**WRITTEN REQUEST:**
Reproduce the listing below character for character; drop every image.

**PROVIDED DATA:**
+ + + + +

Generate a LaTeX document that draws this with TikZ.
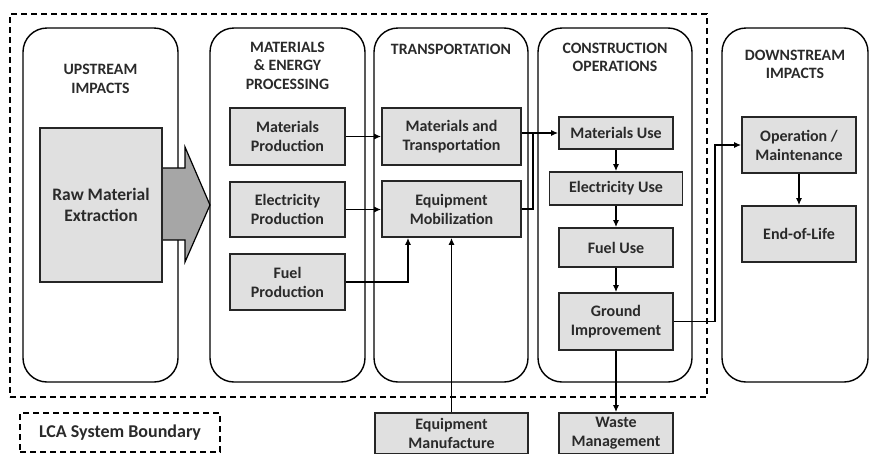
\documentclass[tikz,border=0pt]{standalone}
\usepackage{fontspec}
\setmainfont{Carlito}
\usetikzlibrary{arrows.meta}
\definecolor{boxgray}{HTML}{E0E0E0}
\definecolor{txt}{HTML}{2A2A2A}
\definecolor{arrowgray}{HTML}{A6A6A6}
\begin{document}
\begin{tikzpicture}[x=1pt,y=-1pt,
 panel/.style={draw=black, line width=1.4pt, rounded corners=24pt, inner sep=0pt},
 pbox/.style={draw=black!85, line width=1.8pt, fill=boxgray, inner sep=0pt,
   font=\fontsize{16}{19}\selectfont\bfseries, text=txt, align=center},
 ttl/.style={font=\fontsize{15.8}{18.5}\selectfont\bfseries, text=txt, align=center},
 lbl/.style={font=\fontsize{18}{21}\selectfont\bfseries, text=txt, align=center},
 bnd/.style={draw=black, line width=1.4pt, dash pattern=on 6pt off 4pt, inner sep=0pt},
 conn/.style={line width=1.2pt, draw=black},
 arr/.style={conn, -{Latex[length=7pt,width=6pt]}},
]
\useasboundingbox (0,0) rectangle (871,453);
\clip (0,0) rectangle (871,453);

% system boundary
\node[bnd, minimum width=697pt, minimum height=383pt] (SB) at (358.5,205.5) {};
\node[bnd, minimum width=200pt, minimum height=39pt, lbl] (LCA) at (120,432.5) {LCA System Boundary};

% panels
\node[panel, minimum width=155pt, minimum height=354pt] (P1) at (100.5,205) {};
\node[panel, minimum width=155pt, minimum height=354pt] (P2) at (287.5,205) {};
\node[panel, minimum width=154pt, minimum height=354pt] (P3) at (451,205) {};
\node[panel, minimum width=154pt, minimum height=354pt] (P4) at (615,205) {};
\node[panel, minimum width=146pt, minimum height=354pt] (P5) at (795,205) {};

% titles
\node[ttl] (T1) at (100.5,79) {UPSTREAM\\IMPACTS};
\node[ttl] (T2) at (287.5,65.5) {MATERIALS\\\& ENERGY\\PROCESSING};
\node[ttl] (T3) at (451,49) {TRANSPORTATION};
\node[ttl] (T4) at (615,57.5) {CONSTRUCTION\\OPERATIONS};
\node[ttl] (T5) at (795,64.5) {DOWNSTREAM\\IMPACTS};

% big arrow
\draw[fill=arrowgray, line width=1.2pt, line join=miter]
  (162,168) -- (185,168) -- (185,147) -- (210,205) -- (185,262) -- (185,240) -- (162,240);

% boxes
\node[pbox, minimum width=122pt, minimum height=154pt, font=\fontsize{17.5}{20.5}\selectfont\bfseries] (RME) at (101,205) {Raw Material\\Extraction};
\node[pbox, minimum width=115pt, minimum height=57pt] (MP) at (287.5,136.5) {Materials\\Production};
\node[pbox, minimum width=115pt, minimum height=55pt] (EP) at (287.5,209.5) {Electricity\\Production};
\node[pbox, minimum width=115pt, minimum height=56pt] (FP) at (287.5,282) {Fuel\\Production};
\node[pbox, minimum width=139pt, minimum height=57pt] (MT) at (451.5,136.5) {Materials and\\Transportation};
\node[pbox, minimum width=139pt, minimum height=56pt] (EM) at (451.5,209) {Equipment\\Mobilization};
\node[pbox, minimum width=114pt, minimum height=32pt] (MU) at (616,133) {Materials Use};
\node[pbox, minimum width=133pt, minimum height=33pt] (EU) at (616,188.5) {Electricity Use};
\node[pbox, minimum width=114pt, minimum height=39pt] (FU) at (616,247.5) {Fuel Use};
\node[pbox, minimum width=114pt, minimum height=57pt] (GI) at (616,321.5) {Ground\\Improvement};
\node[pbox, minimum width=114pt, minimum height=41pt] (WM) at (616,433.5) {Waste\\Management};
\node[pbox, minimum width=153pt, minimum height=41pt] (EQM) at (451.5,433.5) {Equipment\\Manufacture};
\node[pbox, minimum width=114pt, minimum height=56pt] (OM) at (799,145) {Operation /\\Maintenance};
\node[pbox, minimum width=114pt, minimum height=56pt] (EOL) at (799,234) {End-of-Life};

% connectors
\coordinate (J) at (533,133);
\coordinate (K) at (715,321.5);
\draw[arr] (MP.east) -- (MP.east -| MT.west);
\draw[arr] (EP.east) -- (EP.east -| EM.west);
\draw[arr] (FP.east) -| ([xshift=-43.5pt]EM.south);
\draw[arr] (EQM.north) -- (EM.south);
\draw[arr] (MT.east |- MU.west) -- (MU.west);
\draw[conn] (EM.east) -| (J);
\draw[arr] (MU.south) -- (MU.south |- EU.north);
\draw[arr] (EU.south -| FU.north) -- (FU.north);
\draw[arr] (FU.south) -- (GI.north);
\draw[arr] (GI.south) -- (WM.north);
\draw[arr] (GI.east) -- (K) |- (OM.west);
\draw[arr] (OM.south) -- (EOL.north);
\end{tikzpicture}
\end{document}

+ + + + +

**WORKED ANSWER:**
Generate a LaTeX document that draws this with TikZ.
\documentclass[tikz,border=0pt]{standalone}
\usepackage{fontspec}
\setmainfont{Carlito}
\usetikzlibrary{arrows.meta}
\definecolor{boxgray}{HTML}{E0E0E0}
\definecolor{txt}{HTML}{2A2A2A}
\definecolor{arrowgray}{HTML}{A6A6A6}
\begin{document}
\begin{tikzpicture}[x=1pt,y=-1pt,
 panel/.style={draw=black, line width=1.4pt, rounded corners=24pt, inner sep=0pt},
 pbox/.style={draw=black!85, line width=1.8pt, fill=boxgray, inner sep=0pt,
   font=\fontsize{16}{19}\selectfont\bfseries, text=txt, align=center},
 ttl/.style={font=\fontsize{15.8}{18.5}\selectfont\bfseries, text=txt, align=center},
 lbl/.style={font=\fontsize{18}{21}\selectfont\bfseries, text=txt, align=center},
 bnd/.style={draw=black, line width=1.4pt, dash pattern=on 6pt off 4pt, inner sep=0pt},
 conn/.style={line width=1.2pt, draw=black},
 arr/.style={conn, -{Latex[length=7pt,width=6pt]}},
]
\useasboundingbox (0,0) rectangle (871,453);
\clip (0,0) rectangle (871,453);

% system boundary
\node[bnd, minimum width=697pt, minimum height=383pt] (SB) at (358.5,205.5) {};
\node[bnd, minimum width=200pt, minimum height=39pt, lbl] (LCA) at (120,432.5) {LCA System Boundary};

% panels
\node[panel, minimum width=155pt, minimum height=354pt] (P1) at (100.5,205) {};
\node[panel, minimum width=155pt, minimum height=354pt] (P2) at (287.5,205) {};
\node[panel, minimum width=154pt, minimum height=354pt] (P3) at (451,205) {};
\node[panel, minimum width=154pt, minimum height=354pt] (P4) at (615,205) {};
\node[panel, minimum width=146pt, minimum height=354pt] (P5) at (795,205) {};

% titles
\node[ttl] (T1) at (100.5,79) {UPSTREAM\\IMPACTS};
\node[ttl] (T2) at (287.5,65.5) {MATERIALS\\\& ENERGY\\PROCESSING};
\node[ttl] (T3) at (451,49) {TRANSPORTATION};
\node[ttl] (T4) at (615,57.5) {CONSTRUCTION\\OPERATIONS};
\node[ttl] (T5) at (795,64.5) {DOWNSTREAM\\IMPACTS};

% big arrow
\draw[fill=arrowgray, line width=1.2pt, line join=miter]
  (162,168) -- (185,168) -- (185,147) -- (210,205) -- (185,262) -- (185,240) -- (162,240);

% boxes
\node[pbox, minimum width=122pt, minimum height=154pt, font=\fontsize{17.5}{20.5}\selectfont\bfseries] (RME) at (101,205) {Raw Material\\Extraction};
\node[pbox, minimum width=115pt, minimum height=57pt] (MP) at (287.5,136.5) {Materials\\Production};
\node[pbox, minimum width=115pt, minimum height=55pt] (EP) at (287.5,209.5) {Electricity\\Production};
\node[pbox, minimum width=115pt, minimum height=56pt] (FP) at (287.5,282) {Fuel\\Production};
\node[pbox, minimum width=139pt, minimum height=57pt] (MT) at (451.5,136.5) {Materials and\\Transportation};
\node[pbox, minimum width=139pt, minimum height=56pt] (EM) at (451.5,209) {Equipment\\Mobilization};
\node[pbox, minimum width=114pt, minimum height=32pt] (MU) at (616,133) {Materials Use};
\node[pbox, minimum width=133pt, minimum height=33pt] (EU) at (616,188.5) {Electricity Use};
\node[pbox, minimum width=114pt, minimum height=39pt] (FU) at (616,247.5) {Fuel Use};
\node[pbox, minimum width=114pt, minimum height=57pt] (GI) at (616,321.5) {Ground\\Improvement};
\node[pbox, minimum width=114pt, minimum height=41pt] (WM) at (616,433.5) {Waste\\Management};
\node[pbox, minimum width=153pt, minimum height=41pt] (EQM) at (451.5,433.5) {Equipment\\Manufacture};
\node[pbox, minimum width=114pt, minimum height=56pt] (OM) at (799,145) {Operation /\\Maintenance};
\node[pbox, minimum width=114pt, minimum height=56pt] (EOL) at (799,234) {End-of-Life};

% connectors
\coordinate (J) at (533,133);
\coordinate (K) at (715,321.5);
\draw[arr] (MP.east) -- (MP.east -| MT.west);
\draw[arr] (EP.east) -- (EP.east -| EM.west);
\draw[arr] (FP.east) -| ([xshift=-43.5pt]EM.south);
\draw[arr] (EQM.north) -- (EM.south);
\draw[arr] (MT.east |- MU.west) -- (MU.west);
\draw[conn] (EM.east) -| (J);
\draw[arr] (MU.south) -- (MU.south |- EU.north);
\draw[arr] (EU.south -| FU.north) -- (FU.north);
\draw[arr] (FU.south) -- (GI.north);
\draw[arr] (GI.south) -- (WM.north);
\draw[arr] (GI.east) -- (K) |- (OM.west);
\draw[arr] (OM.south) -- (EOL.north);
\end{tikzpicture}
\end{document}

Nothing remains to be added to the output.